Over time, this creates damaging beliefs: that writing is about filling gaps, that longer is always better and that mistakes do not really matter. These beliefs are extremely difficult to undo later.
What I believe KS3 should prioritise instead
First, KS3 writing should focus on sentence-level mastery rather than extended tasks. A smaller number of high-frequency structures should be practised repeatedly across topics and constantly rewritten, adapted and manipulated. Rather than asking for a full paragraph about school, I would much rather students can confidently adapt:
Ich mag meine Schule, weil sie interessant ist. (I like my school because it is interesting.)
into different forms:
Ich mochte meine Schule, weil sie interessant war.(I liked my school because it was interesting.)
Ich werde meine Schule mögen, weil sie interessant sein wird.(I will like my school because it will be interesting.)
Ich mag meine Schule nicht, weil sie langweilig ist.(I don’t like my school because it is boring.)
This builds exactly the control GCSE writing demands.
Second, scaffolds at KS3 should be temporary and visible, not permanent and invisible. This means modelling a sentence, practising together and then removing support quickly. By Year 9, students should regularly experience unsupported writing, even if it is brief.
Third, grammatical accuracy should become a non-negotiable habit. KS3 is where accuracy norms are set. This does not require endless red-pen correction, but it does require revisiting the same errors, analysing mistakes as a class and asking students to explain why one sentence works better than another regardless of their prior attainment or PP / SEND / EAL or HA status - same high expectations for all.
For example:
❌ Ich spiele Fußball gestern.(I play football yesterday.)
✔ Ich habe gestern Fußball gespielt.(Yesterday I played football.)
Students should expect to explain why the second sentence is better.
Finally, we need to redefine what challenge looks like at KS3. Challenge is not longer writing, more vocabulary or greater creativity. Real challenge lies in manipulating known language accurately, using one tense correctly in multiple contexts and justifying opinions clearly. A Year 8 student who can accurately write:
Letztes Wochenende habe ich meine Freunde getroffen, weil ich Zeit hatte.
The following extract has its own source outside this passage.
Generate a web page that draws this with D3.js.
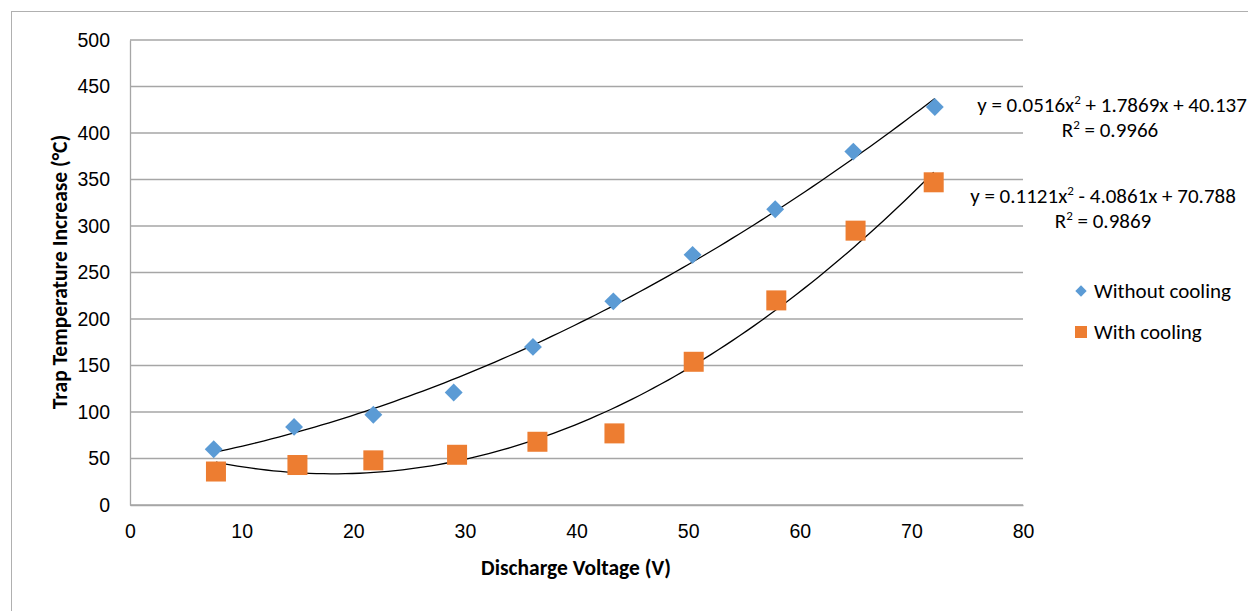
<!DOCTYPE html>
<html>
<head>
<meta charset="utf-8">
<script src="https://cdn.jsdelivr.net/npm/d3@7"></script>
<style>
  body { margin: 0; background: #fff; }
  svg { font-family: Calibri, Carlito, "Liberation Sans", Arial, sans-serif; }
  .tick text { font-size: 19.5px; fill: #000; }
</style>
</head>
<body>
<svg width="1248" height="611"></svg>
<script>
// data
const voltNoCool = [7.5, 14.7, 21.8, 29.0, 36.1, 43.3, 50.4, 57.8, 64.8, 72.1];
const tempNoCool = [60, 84, 97, 121, 170, 219, 269, 318, 380, 428];
const voltCool = [7.7, 15.0, 21.8, 29.3, 36.5, 43.4, 50.5, 57.9, 65.0, 72.0];
const tempCool = [36, 43, 48, 54, 68, 77, 154, 220, 295, 347];
const fitNoCool = [0.0516, 1.7869, 40.137];
const fitCool = [0.1121, -4.0861, 70.788];
const xTicks = [0, 10, 20, 30, 40, 50, 60, 70, 80];
const yTicks = [0, 50, 100, 150, 200, 250, 300, 350, 400, 450, 500];
const seriesNames = ["Without cooling", "With cooling"];

const svg = d3.select("svg");

//* frame of the chart area
svg.append("rect")
  .attr("x", 11.5).attr("y", 11.5)
  .attr("width", 1260).attr("height", 620)
  .attr("fill", "none").attr("stroke", "#b0b0b0");

//* scales
const x = d3.scaleLinear().domain([0, 80]).range([130, 1023]);
const y = d3.scaleLinear().domain([0, 500]).range([505, 40]);

//* grid
svg.append("g")
  .selectAll("line")
  .data(yTicks)
  .enter()
  .append("line")
  .attr("x1", x(0)).attr("x2", x(80))
  .attr("y1", d => y(d)).attr("y2", d => y(d))
  .attr("stroke", "#a6a6a6").attr("stroke-width", 1.3);

//* axes
const xAxis = svg.append("g")
  .attr("transform", `translate(0, ${y(0)})`)
  .call(d3.axisBottom(x).tickValues(xTicks).tickSize(0).tickPadding(19));
const yAxis = svg.append("g")
  .attr("transform", `translate(${x(0)}, 0)`)
  .call(d3.axisLeft(y).tickValues(yTicks).tickSize(0).tickPadding(20));
xAxis.select(".domain").attr("stroke", "#a6a6a6").attr("stroke-width", 1.3);
yAxis.select(".domain").attr("stroke", "#a6a6a6").attr("stroke-width", 1.3);
svg.selectAll(".tick text").style("font-family", "inherit");

//* axis titles
svg.append("text")
  .attr("x", 576).attr("y", 575)
  .attr("text-anchor", "middle")
  .attr("font-weight", "bold").attr("font-size", 21.5)
  .text("Discharge Voltage (V)");
svg.append("text")
  .attr("transform", `translate(67, ${272}) rotate(-90)`)
  .attr("text-anchor", "middle")
  .attr("font-weight", "bold").attr("font-size", 21.5)
  .text("Trap Temperature Increase (°C)");

//* trendlines
function trend(coef, xs) {
  const lo = d3.min(xs), hi = d3.max(xs);
  const pts = d3.range(0, 101).map(i => lo + (hi - lo) * i / 100);
  return pts.map(v => [v, coef[0] * v * v + coef[1] * v + coef[2]]);
}
const line = d3.line().x(d => x(d[0])).y(d => y(d[1]));
svg.append("path")
  .attr("d", line(trend(fitNoCool, voltNoCool)))
  .attr("fill", "none").attr("stroke", "#000").attr("stroke-width", 1.3);
svg.append("path")
  .attr("d", line(trend(fitCool, voltCool)))
  .attr("fill", "none").attr("stroke", "#000").attr("stroke-width", 1.3);

//* markers
const diamond = d3.symbol().type(d3.symbolSquare).size(160);
svg.append("g")
  .selectAll("path")
  .data(d3.zip(voltNoCool, tempNoCool))
  .enter()
  .append("path")
  .attr("d", diamond)
  .attr("transform", d => `translate(${x(d[0])}, ${y(d[1])}) rotate(45)`)
  .attr("fill", "#5b9bd5");
svg.append("g")
  .selectAll("rect")
  .data(d3.zip(voltCool, tempCool))
  .enter()
  .append("rect")
  .attr("x", d => x(d[0]) - 10).attr("y", d => y(d[1]) - 10)
  .attr("width", 20).attr("height", 20)
  .attr("fill", "#ed7d31");

//* equations
function eqLabel(cx, yy, rx, coef, r2) {
  const t = svg.append("text").attr("x", cx).attr("y", yy)
    .attr("text-anchor", "middle").attr("font-size", 21);
  const s1 = coef[1] < 0 ? " - " : " + ";
  t.append("tspan").text(`y = ${coef[0]}x`);
  t.append("tspan").attr("font-size", 13).attr("dy", -8).text("2");
  t.append("tspan").attr("dy", 8)
    .text(`${s1}${Math.abs(coef[1])}x + ${coef[2]}`);
  const r = svg.append("text").attr("x", rx).attr("y", yy + 25)
    .attr("text-anchor", "middle").attr("font-size", 21);
  r.append("tspan").text("R");
  r.append("tspan").attr("font-size", 13).attr("dy", -8).text("2");
  r.append("tspan").attr("dy", 8).text(` = ${r2}`);
}
eqLabel(1112, 112, 1110, fitNoCool, "0.9966");
eqLabel(1103, 203, 1103, fitCool, "0.9869");

//* legend
const legend = svg.append("g");
legend.append("path")
  .attr("d", d3.symbol().type(d3.symbolSquare).size(64))
  .attr("transform", "translate(1081, 291) rotate(45)")
  .attr("fill", "#5b9bd5");
legend.append("rect")
  .attr("x", 1075).attr("y", 326).attr("width", 12).attr("height", 12)
  .attr("fill", "#ed7d31");
legend.selectAll("text")
  .data(seriesNames)
  .enter()
  .append("text")
  .attr("x", 1094)
  .attr("y", (_, i) => 298 + i * 41)
  .attr("font-size", 21)
  .text(d => d);
</script>
</body>
</html>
is far better prepared for GCSE than one who produces a page of inaccurate writing.
Why this matters for GCSE outcomes
When KS3 gets this right, KS4 becomes about refinement rather than re-teaching, confidence rather than panic and independence rather than dependency. Students who are used to writing without scaffolds, valuing accuracy and controlling a "limited" repertoire of language (less really well is more) are far more resilient under exam pressure.
Final thought
I believe GCSE writing does not need to be “fixed” in Year 11. It needs to be built carefully from Year 7. When KS3 prioritises sentence control, fading scaffolds and accuracy as a habit, GCSE writing stops feeling like a cliff edge and starts to feel like the natural outcome of a well-designed curriculum.